You Can’t Be ‘Just Friends’ With A Porn Star
By Prudence Beecher
Special to YNOT
WASHINGTON – In the age of social media, it’s more important than ever for our role models and public figures to be cautious and vigilant about the ideas they express and the company they keep.
If you’re not careful, even the smartest and most decent, completely non-racist people with all the best words can end up accidentally repeatedly re-tweeting memes originally posted by white supremacists. Hey, it happens to the best of us, right?
What’s far, far worse than innocently sharing obviously bogus crime statistics frequently cited by white power nationalists, of course, is having any sort of confirmed contact with a porn star, current or former.
While following and retweeting white supremacists is a mistake anyone can make several times completely innocently, it’s a lot harder for me to swallow the idea of a football player being “just friends” with a former porn star — especially when the former porn star is most likely a terrorist, judging by how her name makes me feel when I say it out loud.
Bad enough this rookie football player has a clearly un-American name like “Su’a Cravens” (I’m guessing he’s Scottish or Irish, because who else puts apostrophes in the middle of their name?), but now he’s been caught Redskin-handed consorting with an online whore.
According to Cravens, he first met Mia Khalifa when she “hit him up” to congratulate the young linebacker on being drafted, no doubt looking to get her hooks into him and his money before he could marry a decent, God-fearing Christian woman — or possibly to radicalize him by sending him blowjob videos.
Perhaps a more experienced player would have known the friendly overture was a lust trap just waiting to be sprung, or perhaps Cravens did know it was a bad idea to interact with Khalifa but simply lived up to his last name, shrinking away from the spiritual conflict he should have had with the foul, four-eyed temptress.
In any event, Cravens is now trying to downplay his online dalliances with Khalifa, despite the fact he plays for a team located in our nation’s capital, which means these “harmless” flirtations really should be viewed as an existential threat to our national security.
“So we just talked then, and we’ve just been friends ever since,” Cravens said of his online introduction to the bespectacled sex-jihadist. “She’s a real good fan, as well as a hockey fan. I’m not a hockey fan at all, so she’s been trying to get me to watch hockey and stuff. She’s a die-hard Capitals fan, so she gets mad at me whenever I make fun of her for watching it. But she’s just a friend.”
How many red flags can one explanation send up? The fact there’s even one radical Islamic porn star hockey fan out there in America should send a cultural shiver down the spine of every last fundamentalist Christian NASCAR enthusiast and orthodox Jewish basketball lover in existence.
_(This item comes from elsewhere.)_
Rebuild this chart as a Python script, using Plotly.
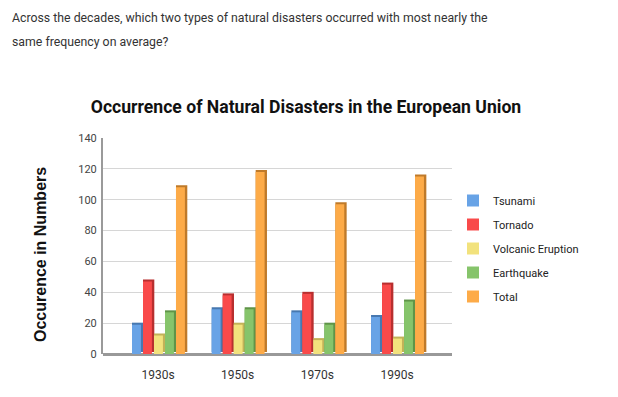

We founded this nation on Judeo-Christian sports values, like fair play, teamwork, good sportsmanship, not cutting off our vanquished opponents’ heads and only occasionally filming the other team’s defense during their practices. Are we going to sit here and let a bunch of ice-skating French-Canadians and their radical Islamist porn star allies take it away from us, one tweet at a time?
While I’d like to assume only (presumably illegal) immigrants and other non-American football players would ever be so foolish as to have anything to do with a porn performer, we already know such is not the case.
We know this because photos have previously surfaced in which a different porn star was mugging with and wearing the jersey of beloved gridiron dimwit Rob Gronkowski, a man better known by what I can only assume is his pornographic stage name, “Groink.”
In Groink’s defense, “Bibi Jones” doesn’t sound like a terrorist name to me, and the Patriots have been way, way better than the Redskins over the years — or in the years since the NFL banned the practice of using large farm animals on the offensive line, at least.
Still, there was no excuse for Groink wanting to spend time around a porn star (other than the obviously socially unacceptable excuse that porn stars tend to be better at sucking penises than the average person), something Groink himself recognized, resulting in a heartfelt quasi-apology.
Even if I personally believe it may be too late for Cravens to save his soul (remember: God forgives all except porn-sins), he can still save his career and repair his reputation enough to satisfy more secular football fans if he follows in Groink’s hoof-steps and apologizes for being “friends” with Khalifa — who might consider issuing an apology of her own to Cravens, seeing as how she has most likely given him cyber-chlamydia by now.
Let this be a lesson to all of you aspiring football players out there, as well. The next time you’re thinking about interacting with a porn star on social media, think again — and just surreptitiously meet her at some off-brand cheap hotel in the middle of nowhere, like a decent person.
Prudence Beecher is a devout Christian, mother of seven, needlework expert and anti-pornography activist from Anniston, Alabama. She is also the author of numerous fine e-books, including The Real Father of Chelsea Clinton is Satan Himself and Tapeworms, Giardia, Progressives and Other Common Parasites.